__Instruction__:
Do not copy the pictures; transcribe all other material exactly.

═══ Recorded information

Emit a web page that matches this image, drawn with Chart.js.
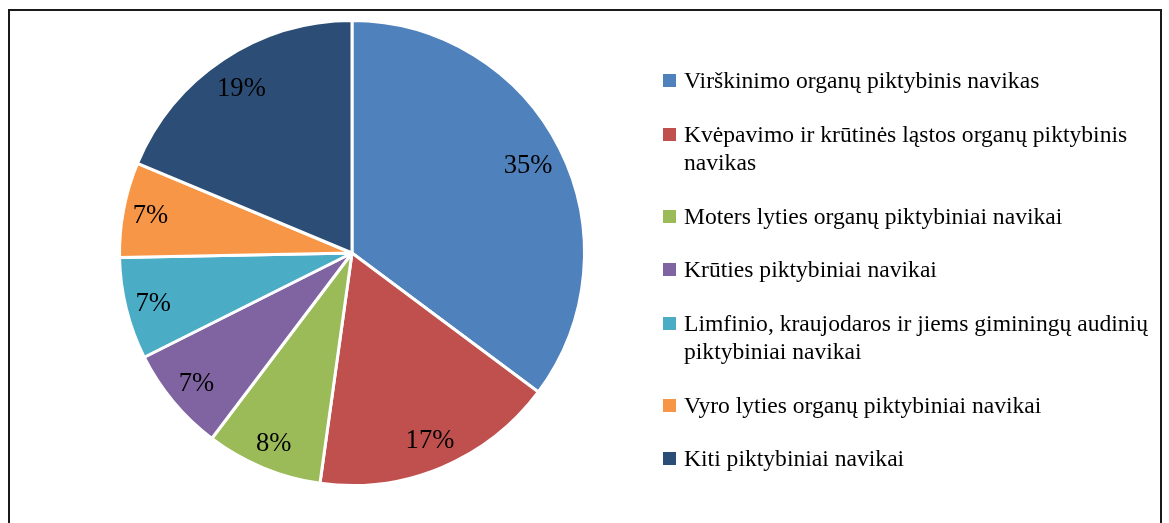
<!DOCTYPE html>
<html>
<head>
<meta charset="utf-8">
<script src="https://cdn.jsdelivr.net/npm/chart.js@4.4.0/dist/chart.umd.min.js"></script>
<style>
  html, body { margin: 0; padding: 0; background: #fff; }
  body { width: 1169px; height: 523px; position: relative; overflow: hidden; font-family: "Liberation Serif", "Times New Roman", serif; }
  #frame { position: absolute; left: 8px; top: 9px; width: 1150px; height: 530px; border: 2px solid #1a1a1a; }
  #chartBox { position: absolute; left: 0; top: 0; width: 704px; height: 506px; }
  #legend { position: absolute; left: 663px; top: 66px; width: 490px; }
  .item { display: flex; align-items: flex-start; margin-bottom: 25px; }
  .sw { width: 13px; height: 13px; flex: 0 0 13px; margin-top: 8px; margin-right: 8px; }
  .txt { font-size: 23.6px; line-height: 28.5px; color: #000; white-space: nowrap; }
</style>
</head>
<body>
<div id="frame"></div>
<div id="chartBox"><canvas id="c"></canvas></div>
<div id="legend"></div>
<script>
const categories = [
  "Virškinimo organų piktybinis navikas",
  "Kvėpavimo ir krūtinės ląstos organų piktybinis navikas",
  "Moters lyties organų piktybiniai navikai",
  "Krūties piktybiniai navikai",
  "Limfinio, kraujodaros ir jiems giminingų audinių piktybiniai navikai",
  "Vyro lyties organų piktybiniai navikai",
  "Kiti piktybiniai navikai"
];
const legendLines = [
  ["Virškinimo organų piktybinis navikas"],
  ["Kvėpavimo ir krūtinės ląstos organų piktybinis", "navikas"],
  ["Moters lyties organų piktybiniai navikai"],
  ["Krūties piktybiniai navikai"],
  ["Limfinio, kraujodaros ir jiems giminingų audinių", "piktybiniai navikai"],
  ["Vyro lyties organų piktybiniai navikai"],
  ["Kiti piktybiniai navikai"]
];
const shares = [35.2, 17.0, 8.1, 7.3, 7.1, 6.6, 18.7];
const shownLabels = ["35%", "17%", "8%", "7%", "7%", "7%", "19%"];
const colors = ["#4F81BD", "#C0504D", "#9BBB59", "#8064A2", "#4BACC6", "#F79646", "#2C4D75"];

// HTML legend built from arrays
const leg = document.getElementById('legend');
legendLines.forEach((lines, i) => {
  const it = document.createElement('div'); it.className = 'item';
  const sw = document.createElement('div'); sw.className = 'sw'; sw.style.background = colors[i];
  const tx = document.createElement('div'); tx.className = 'txt'; tx.innerHTML = lines.join('<br>');
  it.appendChild(sw); it.appendChild(tx); leg.appendChild(it);
});

// "best fit"-like inside labels: box pushed outward until it sits a small margin inside the rim
const labelPlugin = {
  id: 'sliceLabels',
  afterDatasetsDraw(chart) {
    const ctx = chart.ctx;
    const meta = chart.getDatasetMeta(0);
    const fs = 26.6;
    ctx.save();
    ctx.font = fs + 'px "Liberation Serif", serif';
    ctx.fillStyle = '#000';
    ctx.textAlign = 'center';
    ctx.textBaseline = 'alphabetic';
    meta.data.forEach((arc, i) => {
      const p = arc.getProps(['x','y','startAngle','endAngle','outerRadius'], true);
      const mid = (p.startAngle + p.endAngle) / 2;
      const ux = Math.cos(mid), uy = Math.sin(mid);
      const w = ctx.measureText(shownLabels[i]).width;
      const h = 30;
      const ext = Math.abs(ux) * w / 2 + Math.abs(uy) * h / 2;
      const r = p.outerRadius - 7 - ext;
      const cx = p.x + ux * r, cy = p.y + uy * r;
      ctx.fillText(shownLabels[i], cx, cy + fs * 0.33);
    });
    ctx.restore();
  }
};

new Chart(document.getElementById('c'), {
  type: 'pie',
  data: {
    labels: categories,
    datasets: [{ data: shares, backgroundColor: colors, borderColor: '#fff', borderWidth: 3 }]
  },
  options: {
    responsive: true,
    maintainAspectRatio: false,
    animation: false,
    layout: { padding: 19 },
    plugins: { legend: { display: false }, tooltip: { enabled: false } }
  },
  plugins: [labelPlugin]
});
</script>
</body>
</html>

══════

__Solution__:
Emit a web page that matches this image, drawn with Chart.js.
<!DOCTYPE html>
<html>
<head>
<meta charset="utf-8">
<script src="https://cdn.jsdelivr.net/npm/chart.js@4.4.0/dist/chart.umd.min.js"></script>
<style>
  html, body { margin: 0; padding: 0; background: #fff; }
  body { width: 1169px; height: 523px; position: relative; overflow: hidden; font-family: "Liberation Serif", "Times New Roman", serif; }
  #frame { position: absolute; left: 8px; top: 9px; width: 1150px; height: 530px; border: 2px solid #1a1a1a; }
  #chartBox { position: absolute; left: 0; top: 0; width: 704px; height: 506px; }
  #legend { position: absolute; left: 663px; top: 66px; width: 490px; }
  .item { display: flex; align-items: flex-start; margin-bottom: 25px; }
  .sw { width: 13px; height: 13px; flex: 0 0 13px; margin-top: 8px; margin-right: 8px; }
  .txt { font-size: 23.6px; line-height: 28.5px; color: #000; white-space: nowrap; }
</style>
</head>
<body>
<div id="frame"></div>
<div id="chartBox"><canvas id="c"></canvas></div>
<div id="legend"></div>
<script>
const categories = [
  "Virškinimo organų piktybinis navikas",
  "Kvėpavimo ir krūtinės ląstos organų piktybinis navikas",
  "Moters lyties organų piktybiniai navikai",
  "Krūties piktybiniai navikai",
  "Limfinio, kraujodaros ir jiems giminingų audinių piktybiniai navikai",
  "Vyro lyties organų piktybiniai navikai",
  "Kiti piktybiniai navikai"
];
const legendLines = [
  ["Virškinimo organų piktybinis navikas"],
  ["Kvėpavimo ir krūtinės ląstos organų piktybinis", "navikas"],
  ["Moters lyties organų piktybiniai navikai"],
  ["Krūties piktybiniai navikai"],
  ["Limfinio, kraujodaros ir jiems giminingų audinių", "piktybiniai navikai"],
  ["Vyro lyties organų piktybiniai navikai"],
  ["Kiti piktybiniai navikai"]
];
const shares = [35.2, 17.0, 8.1, 7.3, 7.1, 6.6, 18.7];
const shownLabels = ["35%", "17%", "8%", "7%", "7%", "7%", "19%"];
const colors = ["#4F81BD", "#C0504D", "#9BBB59", "#8064A2", "#4BACC6", "#F79646", "#2C4D75"];

// HTML legend built from arrays
const leg = document.getElementById('legend');
legendLines.forEach((lines, i) => {
  const it = document.createElement('div'); it.className = 'item';
  const sw = document.createElement('div'); sw.className = 'sw'; sw.style.background = colors[i];
  const tx = document.createElement('div'); tx.className = 'txt'; tx.innerHTML = lines.join('<br>');
  it.appendChild(sw); it.appendChild(tx); leg.appendChild(it);
});

// "best fit"-like inside labels: box pushed outward until it sits a small margin inside the rim
const labelPlugin = {
  id: 'sliceLabels',
  afterDatasetsDraw(chart) {
    const ctx = chart.ctx;
    const meta = chart.getDatasetMeta(0);
    const fs = 26.6;
    ctx.save();
    ctx.font = fs + 'px "Liberation Serif", serif';
    ctx.fillStyle = '#000';
    ctx.textAlign = 'center';
    ctx.textBaseline = 'alphabetic';
    meta.data.forEach((arc, i) => {
      const p = arc.getProps(['x','y','startAngle','endAngle','outerRadius'], true);
      const mid = (p.startAngle + p.endAngle) / 2;
      const ux = Math.cos(mid), uy = Math.sin(mid);
      const w = ctx.measureText(shownLabels[i]).width;
      const h = 30;
      const ext = Math.abs(ux) * w / 2 + Math.abs(uy) * h / 2;
      const r = p.outerRadius - 7 - ext;
      const cx = p.x + ux * r, cy = p.y + uy * r;
      ctx.fillText(shownLabels[i], cx, cy + fs * 0.33);
    });
    ctx.restore();
  }
};

new Chart(document.getElementById('c'), {
  type: 'pie',
  data: {
    labels: categories,
    datasets: [{ data: shares, backgroundColor: colors, borderColor: '#fff', borderWidth: 3 }]
  },
  options: {
    responsive: true,
    maintainAspectRatio: false,
    animation: false,
    layout: { padding: 19 },
    plugins: { legend: { display: false }, tooltip: { enabled: false } }
  },
  plugins: [labelPlugin]
});
</script>
</body>
</html>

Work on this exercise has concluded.